All'Alexandrium e ad Eindhoven abbiamo due ingressi che verranno utilizzati come ingresso e come uscita. Abbiamo organizzato un punto fisso dove i clienti possono ritirare le ordinazioni di persona. I tavoli sono dotati di un codice QR, così i clienti possono ordinare e pagare via smartphone e noi non dovremo più andare ai tavoli. Solo ad Eindhoven abbiamo una zona esterna, questo è stato il primo posto a riaprire il 1° giugno. Nel dehor siamo riusciti a posizionare cinque tavoli. I nostri siti web di ordinazione ci hanno permesso di raccogliere molti indirizzi e-mail attraverso i quali possiamo invitare i clienti a prenotare online e a venire a mangiare da noi. In ogni caso continueremo con le consegne a domicilio perché solo con 30 clienti al giorno non è possibile raggiungere un normale fatturato.»

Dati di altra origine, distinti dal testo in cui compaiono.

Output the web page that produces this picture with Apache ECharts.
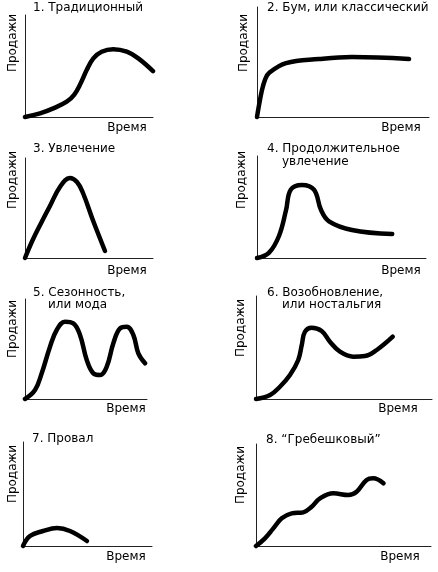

"Abbiamo già pronti i manuali operativi dei nostri franchising e MEIKO è stata subito scelta come partner. Le macchine sono eccellenti, il servizio assistenza anche e il personale davvero disponibile e collaborativo."

 

Il coraggio di guardare avanti

Nonostante ci troviamo ancora nel mezzo della crisi, e nessuno sappia per quanto, Murat ha il coraggio di guardare avanti. «Questa situazione offre anche nuove prospettive, per esempio nuovi locali che si liberano. Noi vogliamo ancora crescere e ingrandirci a livello nazionale, magari anche internazionale. Per questo lavoriamo con delle opzioni di franchising. Abbiamo già pronti i manuali operativi dei nostri franchising e MEIKO è stata subito scelta come partner. Le macchine sono eccellenti, il servizio assistenza anche e il personale veramente disponibile e collaborativo. Ho avuto subito una sensazione positiva e ho deciso che avrei sempre scelto MEIKO.» Non resta che sperare che arrivino presto tempi migliori in modo che Murat possa realizzare i suoi desideri e far crescere il suo business.